Most people think the most profitable film of all time is Avatar (2009), says Information is Beautiful. But “it depends how you look at it”. Adjusted for inflation, James Cameron’s movie has indeed pulled in a record $4bn – but so has Titanic (1997) and Star Wars: Episode IV – A New Hope (1977). And in terms of return on investment, which factors in things like production costs and marketing, it’s a different story. Top of the list is ET the Extra-Terrestrial (1982), which recovered 7,552% of its $10.5m budget. In second place, with takings of $369m against a budget of $5m – a 7,375% return – is none other than 2002 romcom My Big Fat Greek Wedding.
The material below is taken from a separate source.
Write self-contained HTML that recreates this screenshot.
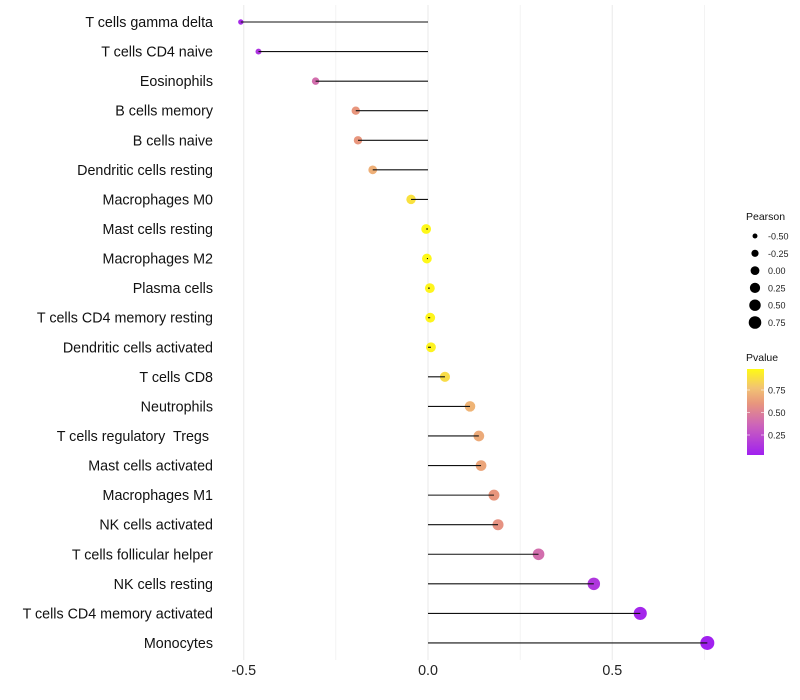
<!DOCTYPE html>
<html><head><meta charset="utf-8"><style>
html,body{margin:0;padding:0;background:#fff;}
svg{display:block;font-family:"Liberation Sans",sans-serif;}
text{white-space:pre;}
</style></head><body>
<svg id="chart" width="800" height="700">
<g id="grid"></g>
<g id="marks"></g>
<g id="ylabels"></g>
<g id="xlabels"></g>
<g id="legend"></g>
</svg>
<script>
const categories=["T cells gamma delta","T cells CD4 naive","Eosinophils","B cells memory","B cells naive","Dendritic cells resting","Macrophages M0","Mast cells resting","Macrophages M2","Plasma cells","T cells CD4 memory resting","Dendritic cells activated","T cells CD8","Neutrophils","T cells regulatory  Tregs ","Mast cells activated","Macrophages M1","NK cells activated","T cells follicular helper","NK cells resting","T cells CD4 memory activated","Monocytes"];
const pearson=[-0.508,-0.46,-0.305,-0.196,-0.19,-0.15,-0.046,-0.005,-0.003,0.005,0.006,0.008,0.046,0.114,0.138,0.144,0.179,0.19,0.30,0.45,0.576,0.758];
const pvalue=[0.05,0.1,0.4,0.6,0.6,0.7,0.9,0.99,0.99,0.98,0.98,0.97,0.88,0.72,0.68,0.66,0.6,0.58,0.4,0.12,0.03,0.005];
const xTicks=[-0.5,0,0.5];
const xMinor=[-0.25,0.25,0.75];
const sizeLegend=[-0.5,-0.25,0,0.25,0.5,0.75];
const colorTicks=[0.75,0.5,0.25];

const NS="http://www.w3.org/2000/svg";
const X=v=>428+v*368.5;
const Y=i=>22+i*29.57;
const R=v=>Math.sqrt(Math.max(3,24+33*v));
const stops=[[0,[160,32,240]],[0.35,[205,100,185]],[0.6,[232,150,125]],[0.78,[242,195,115]],[1,[255,250,20]]];
function col(p){for(let k=1;k<stops.length;k++){if(p<=stops[k][0]){const a=stops[k-1],b=stops[k];const t=(p-a[0])/(b[0]-a[0]);const c=a[1].map((x,j)=>Math.round(x+(b[1][j]-x)*t));return `rgb(${c})`;}}return 'rgb(255,250,20)';}
function mk(tag,attrs,parent){const e=document.createElementNS(NS,tag);for(const k in attrs)e.setAttribute(k,attrs[k]);parent.appendChild(e);return e;}
const grid=document.getElementById('grid'),marks=document.getElementById('marks'),yl=document.getElementById('ylabels'),xl=document.getElementById('xlabels'),lg=document.getElementById('legend');
xTicks.concat(xMinor).forEach(t=>{const l=mk('line',{x1:X(t),x2:X(t),y1:5,y2:660,stroke:'#ebebeb','stroke-width':xTicks.includes(t)?1.1:0.6},grid);

});
xTicks.forEach(t=>{const tx=mk('text',{x:X(t),y:675,'text-anchor':'middle','font-size':14.3,fill:'#222'},xl);tx.textContent=t===0?'0.0':String(t);

});
categories.forEach((c,i)=>{const v=pearson[i],y=Y(i);
const pt=mk('circle',{cx:X(v),cy:y,r:R(v),fill:col(pvalue[i])},marks);


const ln=mk('line',{x1:X(0),x2:X(v),y1:y,y2:y,stroke:'#111','stroke-width':1.1},marks);


const t=mk('text',{x:213,y:y+5,'text-anchor':'end','font-size':14.3,fill:'#111'},yl);t.textContent=c;

});
let tt=mk('text',{x:746,y:220,'font-size':10.5,fill:'#111'},lg);tt.textContent='Pearson';


sizeLegend.forEach((v,k)=>{const y=236+k*17.3;
const c=mk('circle',{cx:755,cy:y,r:R(v)*0.9,fill:'#000'},lg);


const t=mk('text',{x:768,y:y+3.5,'font-size':9,fill:'#222'},lg);t.textContent=v.toFixed(2);

});
tt=mk('text',{x:746,y:361,'font-size':10.5,fill:'#111'},lg);tt.textContent='Pvalue';


const defs=mk('defs',{},lg);const gr=mk('linearGradient',{id:'pg',x1:0,y1:1,x2:0,y2:0},defs);
stops.forEach(s=>mk('stop',{offset:s[0],'stop-color':col(s[0])},gr));
const cb=mk('rect',{x:747,y:369,width:17,height:86,fill:'url(#pg)'},lg);


const cy=p=>457.5-p*90;
colorTicks.forEach(p=>{mk('line',{x1:747,x2:750,y1:cy(p),y2:cy(p),stroke:'#fff','stroke-opacity':0.6},lg);mk('line',{x1:761,x2:764,y1:cy(p),y2:cy(p),stroke:'#fff','stroke-opacity':0.6},lg);
const t=mk('text',{x:768,y:cy(p)+3.5,'font-size':9,fill:'#222'},lg);t.textContent=p.toFixed(2);

});
</script>
</body></html>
See the full list here.

Tomorrow’s world

ChatGPT is the fastest-growing consumer application in history, according to analysts at the investment bank UBS. The AI bot reached 100 million active monthly users in January, just two months after launching. TikTok took nine months to reach that milestone; Instagram about two and a half years.

Snapshot

It’s Bobi, who has officially been recognised as the world’s oldest dog ever. The purebred Rafeiro do Alentejo is 30 years and 272 days old, smashing his breed’s normal life expectancy of just 12 to 14 years. Bobi’s owner, who aged eight helped to save and secretly rear the pup in his family’s shed, puts the pooch’s longevity down to a diet of unseasoned human food.

Quoted

Quoted 7.2.23

“It is not enough to succeed. Others must fail.”